The year before in early 1977, the Patti Smith Group had been touring their previous release “Radio Ethiopia” with The Bob Seger Band when, during a show in Florida, Patti had lost her balance, tripped over a monitor and fallen 15ft onto a concrete floor below. Her resulting injuries included broken bones, a cut to her head and damage to her vertebrae.
Smith interpreted the incident as God’s response to her constant challenges,
“I feel it was his way of saying, ‘You keep battering against my door and I’m gonna open that door and you’ll fall in” she told Melody Maker in 1978
Smith’s injuries confined her to bed, and then onto a course of physical therapy, reporting back to her therapists that she would be ready by Easter. Smith already knew that the next album would have to have a degree of commercial success to allow the band to proceed, and after choosing Bruce Springsteen’s engineer Jimmy Iovine to produce, Patti came round to the idea of rewriting the lyrics to one of Springsteen’s demo out-takes. The resulting track “Because the Night” became the single around which the album could be based, it gave the album a more accessible feel, and provided Smith with her first top twenty hit.
Despite there being no reference to chocolate eggs or bunnies, “Easter” is suitably peppered with religious references (and swearing), and the album artwork even also included a First Communion portrait of the 19th century French poets Frederic and Arthur Rimbaud. Smith’s notes for the song “Easter” invoke Catholic imagery of baptism, communion and the blood of Christ.
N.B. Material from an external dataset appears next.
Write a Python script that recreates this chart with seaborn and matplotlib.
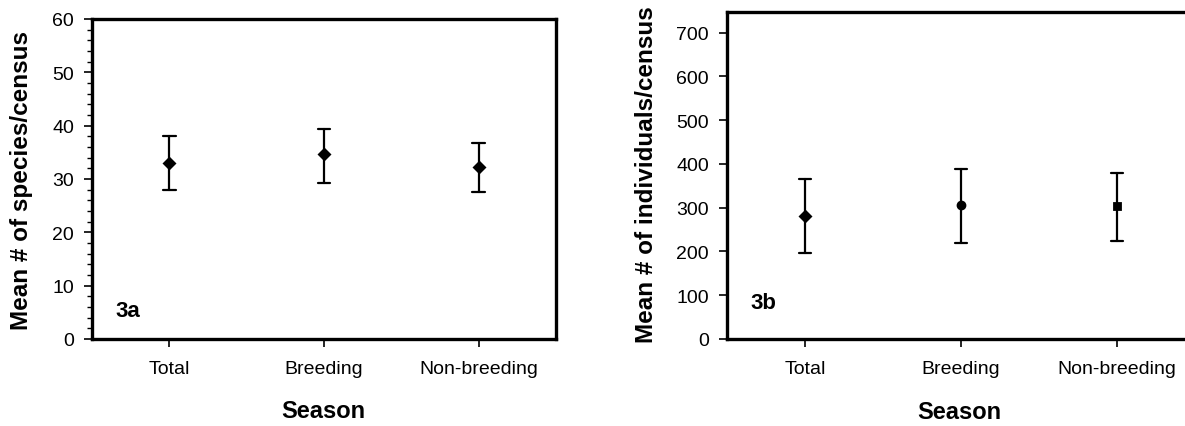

A solitary hand-drawn cross is placed below the group member credits on the sleeve insert, and the last sentence of the liner notes is a quote from Second Epistle to Timothy 4:7 — “I have fought a good fight, I have finished my course …” reportedly, the last words of Paul the Apostle.
Still no mention of chocolate though.
The album was generally well received, Dave Marsh in Rolling Stone called it “transcendent and fulfilled, and its radiance must be honoured”, Lester Bangs, on the other hand, began his review of the album, “Dear Patti, start the revolution without me”…
But Easter really was a revolution of sorts, and “Because the Night” introduced Patti to a whole new audience, including teenage girls who now had another new role model. Commercial success, for once, never succeeded in diluting Patti, she was always the Godmother of Punk, but for some of us, her album Easter eased her into our lives and helped to connect the dots that ran from the Velvet Underground, and MC5, right through to The Stooges and Television.
Easter reached No. 16 on the UK album chart and received a silver disc for sales of 60,000
One of my favourite people of all time.